Doorstep lender Provident Financial said profits rose 12% after fewer people defaulted on loan repayments and it benefited from strong demand for credit cards.
The group, which has some 2.5 million customers who generally have trouble borrowing from mainstream lenders, has been increasingly careful about who it lends to in 2011 as households are hit by the rising cost of living and high unemployment.
Pre-tax profits rose to £162.1 million after charges from the number of people struggling to keep up with repayments fell, with its credit card arm Vanquis Bank seeing delinquency rates fall to record lows.
Vanquis, which typically lends to people who have been turned down elsewhere, said it received 1.5 million applications for credit cards in the year, which drove a 27% rise in customer numbers to 691,000.
The group said its performance in 2012 has continued to be strong but it expects the number of people falling behind with repayments will rise in 2012 as unemployment approaches three million.

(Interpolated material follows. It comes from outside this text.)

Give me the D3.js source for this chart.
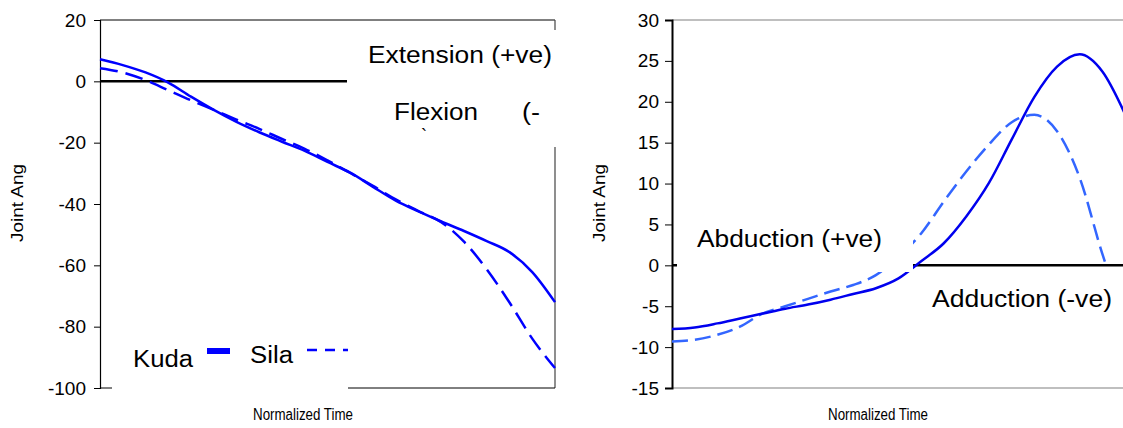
<!DOCTYPE html>
<html>
<head>
<meta charset="utf-8">
<script src="https://cdnjs.cloudflare.com/ajax/libs/d3/7.8.5/d3.min.js"></script>
<style>
  body { margin: 0; background: #fff; }
  text { font-family: "Liberation Sans", Arial, sans-serif; fill: #000; }
</style>
</head>
<body>
<script>
// normalized time, percent of the movement
var timePct = [0, 5, 10, 15, 20, 25, 30, 35, 40, 45, 50, 55, 60, 65, 70, 75, 80, 85, 90, 95, 100];
// Sila's hip trace stops where it meets zero
var hipSilaTime = [0, 5, 10, 15, 20, 25, 30, 35, 40, 45, 50, 55, 60, 65, 70, 75, 80, 85, 90, 95, 96];

// knee flexion / extension (deg)
var kneeKuda = [7.2, 5.3, 2.9, -0.4, -5.0, -9.3, -13.2, -16.6, -19.7, -22.7, -26.3, -29.8, -34.4, -38.9, -42.4, -45.7, -48.8, -52.1, -55.7, -62.2, -72.0];
var kneeSila = [4.3, 2.9, 0.4, -2.9, -6.2, -9.3, -12.5, -15.5, -18.8, -22.0, -25.8, -29.9, -34.1, -38.5, -42.3, -45.9, -52.3, -61.3, -72.1, -83.9, -93.5];

// hip abduction / adduction (deg)
var hipKuda = [-7.8, -7.6, -7.1, -6.5, -5.9, -5.3, -4.8, -4.2, -3.5, -2.8, -1.6, 0.5, 2.7, 6.0, 10.1, 15.4, 20.6, 24.3, 25.8, 23.7, 18.5];
var hipSila = [-9.3, -9.1, -8.5, -7.5, -5.9, -5.0, -4.1, -3.2, -2.4, -1.2, 1.0, 3.9, 7.8, 11.5, 14.8, 17.5, 18.4, 16.4, 10.7, 1.4, -0.3];

var kneeTicks = [20, 0, -20, -40, -60, -80, -100];
var hipTicks = [30, 25, 20, 15, 10, 5, 0, -5, -10, -15];

// plain hyphen for negatives, like the original
var fmt = function (d) { return String(d); };

var svg = d3.select('body').append('svg')
    .attr('width', 1123)
    .attr('height', 428);

// stretched text helper
function label(g, x, y, size, len, str) {
  var t = g.append('text').attr('x', x).attr('y', y).style('font-size', size + 'px').text(str);
  if (len) t.attr('textLength', len).attr('lengthAdjust', 'spacingAndGlyphs');
  return t;
}

// ---------- left panel: knee ----------
var xL = d3.scaleLinear().domain([0, 100]).range([100, 555]);
var yL = d3.scaleLinear().domain([-100, 20]).range([388, 20]);

var left = svg.append('g');

// frame
left.append('line').attr('x1', 100).attr('x2', 555).attr('y1', yL(20)).attr('y2', yL(20))
    .attr('stroke', '#000').attr('stroke-width', 1);
left.append('line').attr('x1', 555).attr('x2', 555).attr('y1', yL(20)).attr('y2', yL(-100))
    .attr('stroke', '#444').attr('stroke-width', 1.2);
left.append('line').attr('x1', 100).attr('x2', 555).attr('y1', yL(-100)).attr('y2', yL(-100))
    .attr('stroke', '#000').attr('stroke-width', 1);

// y axis
var axL = left.append('g')
    .attr('transform', 'translate(100,0)')
    .call(d3.axisLeft(yL).tickValues(kneeTicks).tickSize(6).tickPadding(8).tickFormat(fmt));
axL.select('.domain').attr('stroke', '#000').attr('stroke-width', 1.2);
axL.selectAll('.tick text').style('font-size', '19px').attr('font-family', null);

// zero line
left.append('line').attr('x1', 100).attr('x2', 555).attr('y1', yL(0)).attr('y2', yL(0))
    .attr('stroke', '#000').attr('stroke-width', 2.5);

var lineKnee = function (vals) {
  return d3.line()
    .x(function (d, i) { return xL(timePct[i]); })
    .y(function (d) { return yL(d); })
    .curve(d3.curveMonotoneX)(vals);
};

left.append('path').attr('d', lineKnee(kneeSila))
    .attr('fill', 'none').attr('stroke', '#0000ff').attr('stroke-width', 2.5)
    .attr('stroke-dasharray', '18,8');
left.append('path').attr('d', lineKnee(kneeKuda))
    .attr('fill', 'none').attr('stroke', '#0000ff').attr('stroke-width', 2.5);

// label box that hides part of the frame
left.append('rect').attr('x', 347).attr('y', 30).attr('width', 215).attr('height', 117).attr('fill', '#fff');
label(left, 368, 63, 23, 184, 'Extension (+ve)');
label(left, 394, 120, 23, 84, 'Flexion');
label(left, 522, 120, 23, 18, '(-');
label(left, 421, 142, 18, 0, '`');

// legend box (covers the x axis line)
left.append('rect').attr('x', 112).attr('y', 325).attr('width', 236).attr('height', 66).attr('fill', '#fff');
label(left, 133, 367, 23, 60, 'Kuda');
left.append('line').attr('x1', 207).attr('x2', 230).attr('y1', 351).attr('y2', 351)
    .attr('stroke', '#0000ff').attr('stroke-width', 6);
label(left, 250, 363, 23, 43, 'Sila');
left.append('line').attr('x1', 307).attr('x2', 348).attr('y1', 350).attr('y2', 350)
    .attr('stroke', '#0000ff').attr('stroke-width', 2.5).attr('stroke-dasharray', '10,8');

// axis titles
label(left, 253, 420, 16, 100, 'Normalized Time');
left.append('text').attr('transform', 'translate(23,242) rotate(-90)').style('font-size', '17px')
    .attr('textLength', 78).attr('lengthAdjust', 'spacingAndGlyphs').text('Joint Ang');

// ---------- right panel: hip ----------
var xR = d3.scaleLinear().domain([0, 100]).range([672, 1125]);
var yR = d3.scaleLinear().domain([-15, 30]).range([388, 20]);

var right = svg.append('g');

right.append('line').attr('x1', 672).attr('x2', 1125).attr('y1', yR(30)).attr('y2', yR(30))
    .attr('stroke', '#808080').attr('stroke-width', 1.2);
right.append('line').attr('x1', 672).attr('x2', 1125).attr('y1', yR(-15)).attr('y2', yR(-15))
    .attr('stroke', '#808080').attr('stroke-width', 1.2);

var axR = right.append('g')
    .attr('transform', 'translate(672,0)')
    .call(d3.axisLeft(yR).tickValues(hipTicks).tickSize(7).tickPadding(6).tickFormat(fmt));
axR.select('.domain').attr('stroke', '#000').attr('stroke-width', 2);
axR.selectAll('.tick text').style('font-size', '19px').attr('font-family', null);

right.append('line').attr('x1', 672).attr('x2', 1125).attr('y1', yR(0)).attr('y2', yR(0))
    .attr('stroke', '#000').attr('stroke-width', 2.5);

right.append('path')
    .attr('d', d3.line()
      .x(function (d, i) { return xR(hipSilaTime[i]); })
      .y(function (d) { return yR(d); })
      .curve(d3.curveMonotoneX)(hipSila))
    .attr('fill', 'none').attr('stroke', '#3366ff').attr('stroke-width', 2.5)
    .attr('stroke-dasharray', '16,7');
right.append('path')
    .attr('d', d3.line()
      .x(function (d, i) { return xR(timePct[i]); })
      .y(function (d) { return yR(d); })
      .curve(d3.curveMonotoneX)(hipKuda))
    .attr('fill', 'none').attr('stroke', '#0000ee').attr('stroke-width', 2.5);

// label boxes
right.append('rect').attr('x', 677).attr('y', 220).attr('width', 236).attr('height', 52).attr('fill', '#fff');
label(right, 697, 247, 23, 185, 'Abduction (+ve)');
label(right, 932, 307, 23, 180, 'Adduction (-ve)');

label(right, 828, 420, 16, 100, 'Normalized Time');
right.append('text').attr('transform', 'translate(605,242) rotate(-90)').style('font-size', '17px')
    .attr('textLength', 78).attr('lengthAdjust', 'spacingAndGlyphs').text('Joint Ang');
</script>
</body>
</html>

Its consumer credit division, which typically lends to customers who are paid by the hour, saw customer numbers fall 1.9% to 1.8 million as it tightened its lending criteria and focused on those with a track record of keeping up with repayments.

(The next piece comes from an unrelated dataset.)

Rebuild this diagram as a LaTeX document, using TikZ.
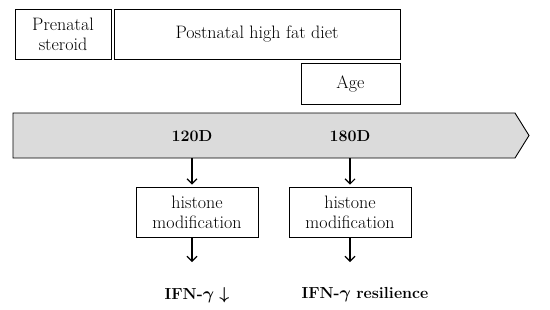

Profits for the division were flat at £127.5 million as impairment rates fell.
Vanquis Bank, which recently started accepting deposits, was the star performer, with profits up by two-thirds to £44.2 million.
Customer numbers were up 27% with delinquency rates at an all-time low in the second half of the year.
Shares in the Bradford-based group rose 7% after the profits beat City expectations.
Chief executive Peter Crook said: “The close attention to credit quality in both businesses has been the foundation of the group’s good performance in a year that has seen pressure on customers’ disposable incomes.
“Whilst this pressure continues in an employment market that is displaying some weakness, tight credit standards will remain in place.”